The Long Game: Deep Tech’s Transformative Impact

Elaine Stead
June 12, 2024

Deep tech is a marathon, not a sprint. And by deep tech, I mean tech born from science and engineering, the type of white coat (or jeans and T-shirt!) stuff that takes years, if not decades, of extreme R&D brainpower to nurture from the lab into the real world.

It’s tech at the absolute bleeding edge. AI, quantum computing, robotics, advanced materials, biotechnology — all the mind-bending, seemingly ‘science-fiction’ stuff that really isn’t so fiction-like after all. Technologies so new and complex that just getting them to technically work is a herculean challenge before you even think about how to turn it into a useful product people want or need.

That’s where the traditional VC mindset falls short. The “we are looking for an exit in 3-5 years” goal might work for software plays today, but it’s often not compatible with deep tech. These moonshots need patient capital — investors who have the vision, investment horizons and fortitude to double down for the long haul.

So, why are investors like Main Sequence and our LPs willing to be patient? Beyond the potential for solid returns long term, we see (and understand) the truly transformative benefits for our planet. Investing in deep tech helps create jobs, build new industries, and ensure national competitiveness for decades to come. 

Because here’s the thing — building tech that fundamentally reshapes entire industries from the ground up and attempts to solve humanity’s most pressing problems doesn’t happen overnight. It takes time. A truckload of it - 7 to 10 years, or sometimes longer just to get that cutting-edge science into a commercially viable product ready for primetime. 

But when deep tech does eventually stick the landing after that gruelling marathon? Well, the upside is pretty miraculous. The potential is planet-scale impact and an economic payload that makes it worthwhile. Properly nailing technologies like CRISPR, Wi-Fi, fusion energy or brain-computer interfaces throws open frontiers of wealth and progress that make past tech revolutions look like, well, low tech. 

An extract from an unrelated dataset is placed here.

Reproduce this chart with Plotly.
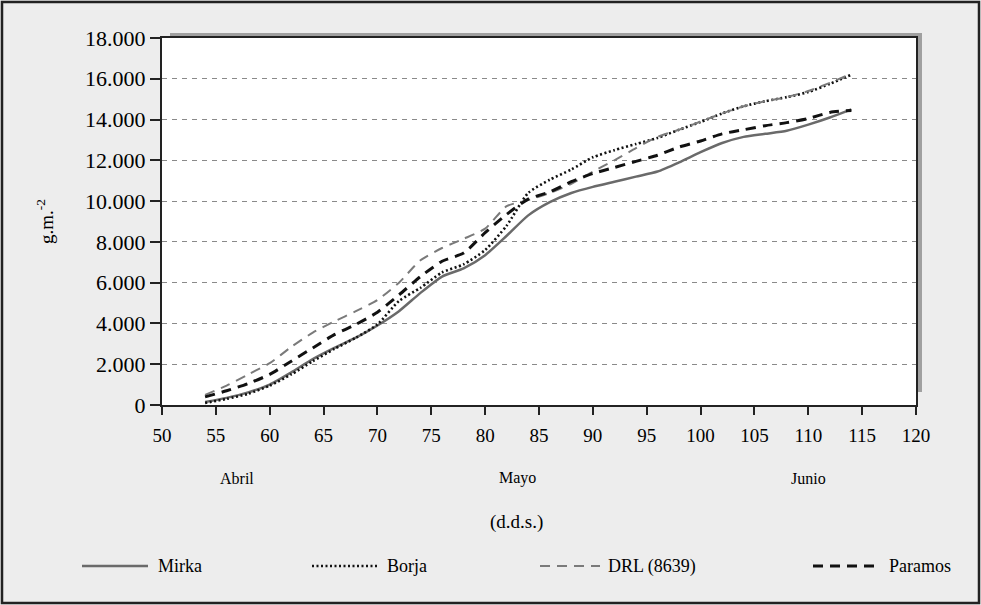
import plotly.graph_objects as go

days = [54, 56, 58, 60, 62, 64, 66, 68, 70, 72, 74, 76, 78, 80, 82, 84, 86, 88,
        90, 92, 94, 96, 98, 100, 102, 104, 106, 108, 110, 112, 114]

mirka = [150, 350, 620, 1000, 1600, 2250, 2800, 3300, 3900, 4600, 5500, 6300, 6700,
         7350, 8300, 9300, 9950, 10400, 10700, 10950, 11200, 11450, 11900, 12400,
         12850, 13150, 13300, 13450, 13750, 14100, 14500]
borja = [100, 300, 550, 950, 1500, 2150, 2750, 3300, 3950, 5100, 5750, 6500, 6900,
         7600, 8800, 10400, 11050, 11550, 12150, 12500, 12800, 13100, 13500, 13880,
         14300, 14650, 14900, 15100, 15350, 15750, 16200]
drl = [500, 950, 1500, 2050, 2850, 3550, 4100, 4600, 5150, 6000, 7100, 7700, 8150,
       8650, 9750, 10050, 10400, 10850, 11450, 12000, 12600, 13150, 13500, 13900,
       14300, 14650, 14900, 15100, 15400, 15800, 16250]
paramos = [400, 700, 1050, 1500, 2150, 2800, 3450, 3950, 4550, 5400, 6300, 7050, 7450,
           8450, 9350, 10100, 10450, 10950, 11350, 11650, 11950, 12250, 12650, 12950,
           13300, 13500, 13700, 13850, 14050, 14350, 14450]

series_names = ["Mirka", "Borja", "DRL (8639)", "Paramos"]
months = ["Abril", "Mayo", "Junio"]
month_pos = [57, 83, 110]
x_ticks = list(range(50, 121, 5))
y_ticks = list(range(0, 18001, 2000))

FONT = "Liberation Serif, Times New Roman, DejaVu Serif, serif"

styles = [
    dict(color="#6a6a6a", width=2.5, dash="solid"),
    dict(color="#111111", width=2.6, dash="2px,2.5px"),
    dict(color="#7a7a7a", width=2.0, dash="10px,7px"),
    dict(color="#111111", width=3.0, dash="10px,7px"),
]
data = [mirka, borja, drl, paramos]

fig = go.Figure()
for name, vals, st in zip(series_names, data, styles):
    fig.add_trace(go.Scatter(x=days, y=vals, mode="lines", name=name,
                             line=dict(color=st["color"], width=st["width"],
                                       dash=st["dash"], shape="spline", smoothing=0.6),
                             showlegend=False, hoverinfo="skip"))

L, R, T, B = 162, 65, 38, 200
W, H = 981, 605
pw, ph = W - L - R, H - T - B


def px(xp):
    return (xp - L) / pw


def py(yp):
    return (H - B - yp) / ph


shapes = [
    # shadow
    dict(type="rect", xref="paper", yref="paper", x0=px(170), x1=px(922),
         y0=py(392), y1=py(33), fillcolor="#a0a0a0", line=dict(width=0), layer="below"),
    # plot background
    dict(type="rect", xref="paper", yref="paper", x0=0, x1=1, y0=0, y1=1,
         fillcolor="white", line=dict(width=0), layer="below"),
    # outer border
    dict(type="rect", xref="paper", yref="paper", x0=px(2), x1=px(979),
         y0=py(603), y1=py(2), line=dict(color="#222", width=2.5), layer="below"),
]

leg_y = py(566)
leg_items = [(82, 148, 156), (312, 378, 385), (540, 600, 606), (813, 878, 887)]
annotations = []
for (x0, x1, xt), name, st in zip(leg_items, series_names, styles):
    shapes.append(dict(type="line", xref="paper", yref="paper", x0=px(x0), x1=px(x1),
                       y0=leg_y, y1=leg_y,
                       line=dict(color=st["color"], width=st["width"], dash=st["dash"])))
    annotations.append(dict(text=name, xref="paper", yref="paper", x=px(xt), y=leg_y,
                            xanchor="left", yanchor="middle", showarrow=False,
                            font=dict(family=FONT, size=18, color="#000")))

for m, p in zip(months, month_pos):
    annotations.append(dict(text=m, xref="x", yref="paper", x=p, y=py(478),
                            xanchor="center", yanchor="middle", showarrow=False,
                            font=dict(family=FONT, size=16, color="#000")))

annotations.append(dict(text="(d.d.s.)", xref="paper", yref="paper", x=px(516), y=py(522),
                        xanchor="center", yanchor="middle", showarrow=False,
                        font=dict(family=FONT, size=19, color="#000")))
annotations.append(dict(text="g.m.<sup>-2</sup>", xref="paper", yref="paper", x=px(45),
                        y=py(222), xanchor="center", yanchor="middle", showarrow=False,
                        textangle=-90, font=dict(family=FONT, size=19, color="#000")))

fig.update_layout(
    width=W, height=H,
    margin=dict(l=L, r=R, t=T, b=B, autoexpand=False),
    paper_bgcolor="#ededed",
    plot_bgcolor="rgba(0,0,0,0)",
    separators=",.",
    shapes=shapes,
    annotations=annotations,
    font=dict(family=FONT),
    xaxis=dict(range=[50, 120], tickmode="array", tickvals=x_ticks,
               ticktext=[str(v) for v in x_ticks], ticks="outside", ticklen=8,
               tickwidth=2, tickcolor="#222", showline=True, linecolor="#222",
               linewidth=2, mirror=True, showgrid=False, zeroline=False,
               ticklabelstandoff=4,
               tickfont=dict(family=FONT, size=19, color="#000")),
    yaxis=dict(range=[0, 18000], tickmode="array", tickvals=y_ticks,
               ticktext=[f"{v:,}".replace(",", ".") for v in y_ticks],
               ticks="outside", ticklen=10, tickwidth=2, tickcolor="#222",
               showline=True, linecolor="#222", linewidth=2, mirror=True,
               showgrid=True, gridcolor="#8a8a8a", gridwidth=1, griddash="5px,5px",
               zeroline=False,
               tickfont=dict(family=FONT, size=22, color="#000")),
)

fig.write_html("out.html", config={"displayModeBar": False},
               post_script="document.body.style.margin='0';")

The software play we talked about earlier, well today that takes minimal capital to get from idea to product, and it’s possible to translate that into a world-leading company within a decade, but two decades ago that was the deep tech. Time,  smart humans, patient capital and Moore’s law has seen that deep tech turn into an accessible technology (did somebody say ‘No-code’?) that is a daily engine for human productivity and launched millions of companies.  

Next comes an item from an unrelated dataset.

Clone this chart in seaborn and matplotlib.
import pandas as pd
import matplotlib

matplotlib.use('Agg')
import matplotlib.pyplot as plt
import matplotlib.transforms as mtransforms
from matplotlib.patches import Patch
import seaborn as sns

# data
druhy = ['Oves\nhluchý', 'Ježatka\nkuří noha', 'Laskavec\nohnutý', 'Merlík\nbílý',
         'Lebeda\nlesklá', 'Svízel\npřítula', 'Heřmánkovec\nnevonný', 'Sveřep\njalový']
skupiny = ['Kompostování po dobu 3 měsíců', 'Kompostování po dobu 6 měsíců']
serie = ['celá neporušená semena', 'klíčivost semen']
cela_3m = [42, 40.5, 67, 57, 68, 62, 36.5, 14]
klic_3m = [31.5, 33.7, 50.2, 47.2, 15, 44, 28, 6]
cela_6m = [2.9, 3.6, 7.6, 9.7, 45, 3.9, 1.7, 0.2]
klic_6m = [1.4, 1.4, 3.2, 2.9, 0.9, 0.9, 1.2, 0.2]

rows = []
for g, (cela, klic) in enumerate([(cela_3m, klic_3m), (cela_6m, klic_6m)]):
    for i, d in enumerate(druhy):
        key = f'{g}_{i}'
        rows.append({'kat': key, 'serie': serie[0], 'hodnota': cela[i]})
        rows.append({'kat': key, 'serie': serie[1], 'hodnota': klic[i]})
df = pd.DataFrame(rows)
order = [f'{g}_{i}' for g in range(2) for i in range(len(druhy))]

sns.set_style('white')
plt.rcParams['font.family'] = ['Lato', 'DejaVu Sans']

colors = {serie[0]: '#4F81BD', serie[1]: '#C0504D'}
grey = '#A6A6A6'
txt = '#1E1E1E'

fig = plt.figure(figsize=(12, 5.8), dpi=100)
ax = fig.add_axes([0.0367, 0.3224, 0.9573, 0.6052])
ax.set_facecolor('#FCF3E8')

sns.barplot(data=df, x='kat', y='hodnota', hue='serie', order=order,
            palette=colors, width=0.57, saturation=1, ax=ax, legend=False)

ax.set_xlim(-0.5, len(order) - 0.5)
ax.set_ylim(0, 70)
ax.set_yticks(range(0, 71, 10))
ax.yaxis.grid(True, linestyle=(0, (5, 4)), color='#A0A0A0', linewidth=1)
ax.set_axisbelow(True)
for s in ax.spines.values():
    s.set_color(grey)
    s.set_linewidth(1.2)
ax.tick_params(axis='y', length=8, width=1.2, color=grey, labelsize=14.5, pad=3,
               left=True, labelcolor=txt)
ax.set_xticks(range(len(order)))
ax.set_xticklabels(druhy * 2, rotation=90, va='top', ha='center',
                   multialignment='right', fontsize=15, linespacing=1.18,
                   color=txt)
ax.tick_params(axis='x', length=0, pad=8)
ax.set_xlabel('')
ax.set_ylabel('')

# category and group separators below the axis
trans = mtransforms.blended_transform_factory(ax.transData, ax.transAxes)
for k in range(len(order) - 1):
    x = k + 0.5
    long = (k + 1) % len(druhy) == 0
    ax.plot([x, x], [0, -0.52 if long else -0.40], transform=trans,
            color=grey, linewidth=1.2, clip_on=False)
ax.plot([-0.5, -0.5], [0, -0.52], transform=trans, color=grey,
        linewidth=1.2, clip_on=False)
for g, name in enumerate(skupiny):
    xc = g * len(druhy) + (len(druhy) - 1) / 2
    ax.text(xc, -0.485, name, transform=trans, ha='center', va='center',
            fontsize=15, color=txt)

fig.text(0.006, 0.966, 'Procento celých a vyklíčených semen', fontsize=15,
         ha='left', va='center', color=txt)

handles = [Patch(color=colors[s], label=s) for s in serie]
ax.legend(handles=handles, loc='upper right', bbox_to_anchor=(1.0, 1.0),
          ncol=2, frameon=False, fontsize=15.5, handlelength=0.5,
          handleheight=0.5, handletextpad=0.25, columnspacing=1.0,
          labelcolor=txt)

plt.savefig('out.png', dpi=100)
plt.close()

That’s why we invest in deep tech.

To ensure that the science-fiction technology of today gets to be something we think nothing of using in our regular day (did someone say ‘Google’?). We need partners and investors along the way who are willing to go the distance and give these world-changing technologies the runway and support to realise their potential through perseverance, human ingenuity and calculated risks. To fund the countless cycles of experimentation, refinement and evolution it takes to transform science projects into world-denting products and businesses. 

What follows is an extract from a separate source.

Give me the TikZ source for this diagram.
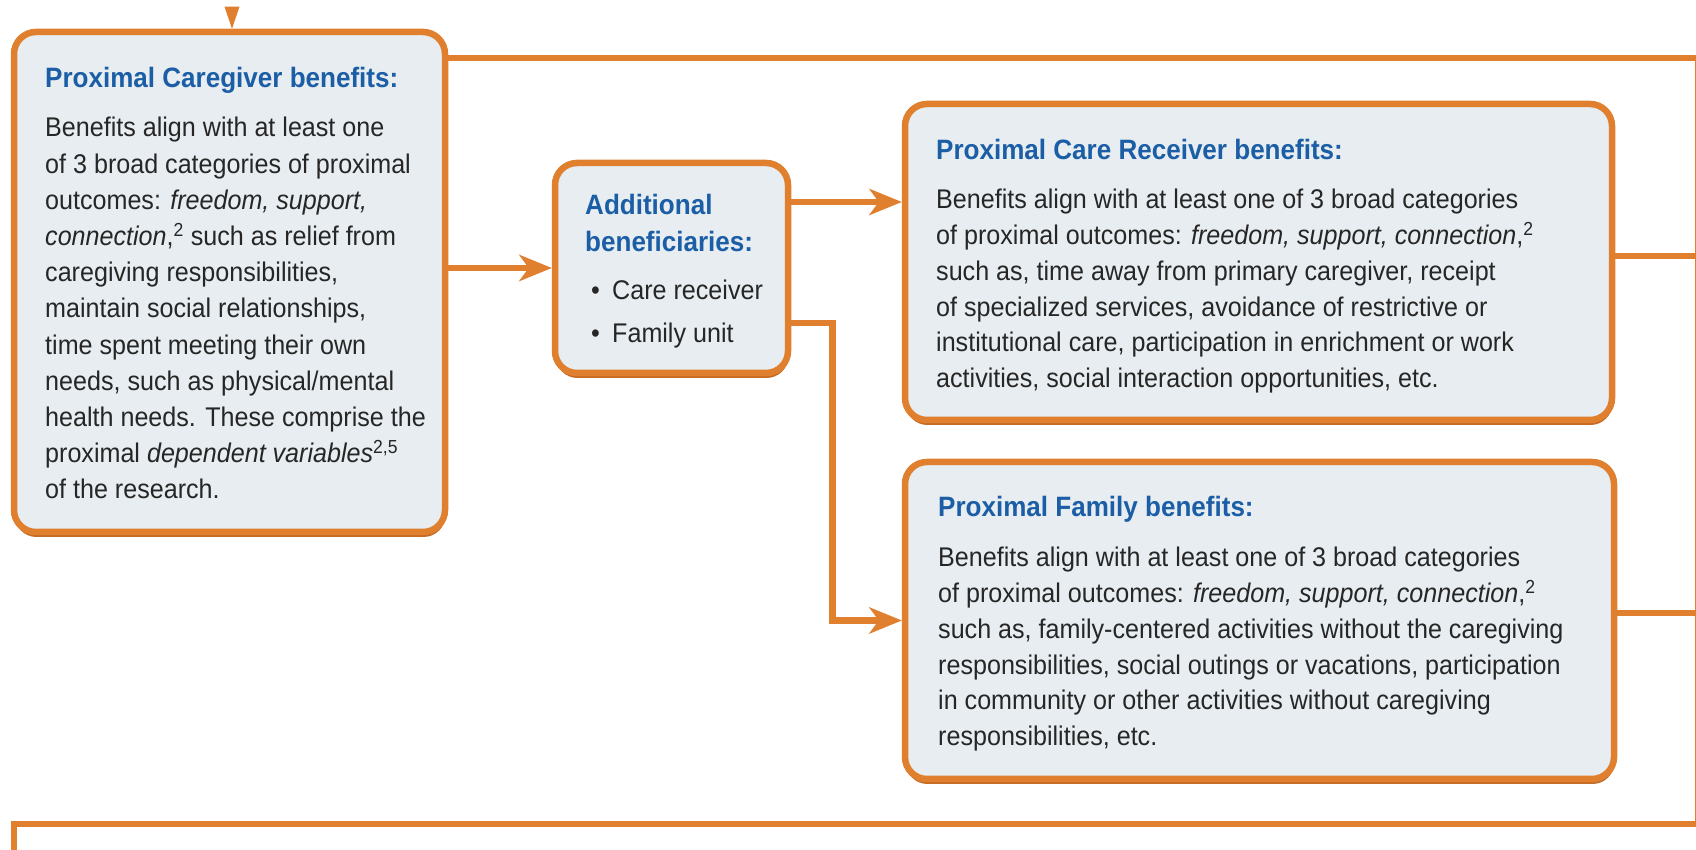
\documentclass[tikz,border=0pt]{standalone}
\usepackage{fontspec}
\setmainfont{Liberation Sans}[FakeStretch=0.93]
\usetikzlibrary{arrows.meta,shadows}

\definecolor{accent}{HTML}{E0802E}
\definecolor{accentdark}{HTML}{C46C26}
\definecolor{panel}{HTML}{E7EDF0}
\definecolor{headblue}{HTML}{1B5EA6}
\definecolor{ink}{HTML}{262626}

% type sizes for headings and the two body-text measures
\newcommand{\hdfont}{\fontsize{28}{37}\selectfont\bfseries}
\newcommand{\cgtext}{\fontsize{27}{36.2}\selectfont}
\newcommand{\crtext}{\fontsize{27}{35.7}\selectfont}

\tikzset{
  panelbox/.style={draw=accent, line width=6.5pt, fill=panel, rounded corners=22pt,
    drop shadow={shadow xshift=0.5pt, shadow yshift=-5pt, fill=accentdark, opacity=1}},
  flow/.style={draw=accent, line width=6.5pt,
    -{Stealth[length=33pt,width=27pt,inset=10pt,line width=0pt]}},
  wire/.style={draw=accent, line width=6pt, line join=miter},
  heading/.style={font=\hdfont, text=headblue, inner sep=0pt, anchor=base west},
  bodytext/.style={text=ink, inner sep=0pt, anchor=base west},
}

\begin{document}
\begin{tikzpicture}[x=1pt, y=1pt]
  \useasboundingbox (0,0) rectangle (1696,850);
  \clip (0,0) rectangle (1696,850);
  \fill[white] (0,0) rectangle (1696,850);

  % panels
  \node[panelbox, minimum width=431pt, minimum height=500pt] (care) at (229.5,568) {};
  \node[panelbox, minimum width=233pt, minimum height=210pt] (add) at (671.5,582) {};
  \node[panelbox, minimum width=707pt, minimum height=316pt] (rec) at (1258.5,588) {};
  \node[panelbox, minimum width=709pt, minimum height=317pt] (fam) at (1259.5,229.5) {};

  % caregiver panel text
  \node[heading] (careHead) at (45,762) {Proximal Caregiver benefits:};
  \node[bodytext, font=\cgtext] (careBody) at (45,713) {\begin{tabular}[t]{@{}l@{}}
    Benefits align with at least one\\
    of 3 broad categories of proximal\\
    outcomes: \textit{freedom, support,}\\
    \textit{connection},\textsuperscript{2} such as relief from\\
    caregiving responsibilities,\\
    maintain social relationships,\\
    time spent meeting their own\\
    needs, such as physical/mental\\
    health needs. These comprise the\\
    proximal \textit{dependent variables}\textsuperscript{2,5}\\
    of the research.
  \end{tabular}};

  % additional beneficiaries panel text
  \node[heading] (addHead) at (585,635) {\begin{tabular}[t]{@{}l@{}}
    Additional\\ beneficiaries:
  \end{tabular}};
  \node[bodytext, font=\crtext] (addList) at (591,550) {\begin{tabular}[t]{@{}l@{}}
    \makebox[21pt][l]{\textbullet}Care receiver\\[7.3pt]
    \makebox[21pt][l]{\textbullet}Family unit
  \end{tabular}};

  % care receiver panel text
  \node[heading] (recHead) at (936,690) {Proximal Care Receiver benefits:};
  \node[bodytext, font=\crtext] (recBody) at (936,641) {\begin{tabular}[t]{@{}l@{}}
    Benefits align with at least one of 3 broad categories\\
    of proximal outcomes: \textit{freedom, support, connection},\textsuperscript{2}\\
    such as, time away from primary caregiver, receipt\\
    of specialized services, avoidance of restrictive or\\
    institutional care, participation in enrichment or work\\
    activities, social interaction opportunities, etc.
  \end{tabular}};

  % family panel text
  \node[heading] (famHead) at (938,333) {Proximal Family benefits:};
  \node[bodytext, font=\crtext] (famBody) at (938,283) {\begin{tabular}[t]{@{}l@{}}
    Benefits align with at least one of 3 broad categories\\
    of proximal outcomes: \textit{freedom, support, connection},\textsuperscript{2}\\
    such as, family-centered activities without the caregiving\\
    responsibilities, social outings or vacations, participation\\
    in community or other activities without caregiving\\
    responsibilities, etc.
  \end{tabular}};

  % connector end points
  \coordinate (feedIn) at (232,843);
  \coordinate (addR1) at ([yshift=66pt]add.east);
  \coordinate (addR2) at ([yshift=-55pt]add.east);
  \coordinate (recR) at ([yshift=6pt]rec.east);
  \coordinate (famR) at ([yshift=7pt]fam.east);
  \coordinate (busTop) at (1697.5,792);
  \coordinate (busBot) at (1697.5,26);
  \coordinate (bottomLeft) at (14,-10);

  % incoming arrow on the caregiver panel
  \draw[accent, line width=4pt, -{Triangle[length=22pt,width=15pt,line width=0pt]}]
    (feedIn) -- (feedIn |- care.north);

  % flow between panels
  \draw[flow] (care.east |- add.west) -- (add.west);
  \draw[flow] (addR1) -- (addR1 -| rec.west);
  \draw[flow] (addR2) -- ++(41,0) |- (fam.west);

  % outgoing lines to the right-hand bus and the frame below
  \draw[wire] (care.east |- busTop) -- (busTop) -- (busBot)
    -- (bottomLeft |- busBot) -- (bottomLeft);
  \draw[wire] (recR) -- (recR -| busTop);
  \draw[wire] (famR) -- (famR -| busTop);
\end{tikzpicture}
\end{document}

Within Main Sequence’s portfolio, we witness the convergence of visionary deep tech catalysing paradigm shifts across multiple industries. Samsara Eco, for instance, has seamlessly transitioned its enzymatic plastic recycling technology from a concept to a tangible impact. In a short span, the company has forged a symbiotic partnership with iconic global fashion brand Lululemon, heralding a revolution in sustainable textiles. But this is only one example. 

Wi-Fi, smartphones, mRNA vaccines — all those ubiquitous world-changers were once fringe deep tech that required patience to birth into being. So while there is a place for shorter-term wins, our strategy is to go long. Whether it’s tackling climate change, curing disease or exploring other such cosmic challenges, deep tech demands patient pockets steadfast enough to see the journey through to its full universe-denting potential. 

It’s a marathon, not a sprint — and we believe those willing to be the “true believers” and patient investors in an emerging field are rewarded for their foresight.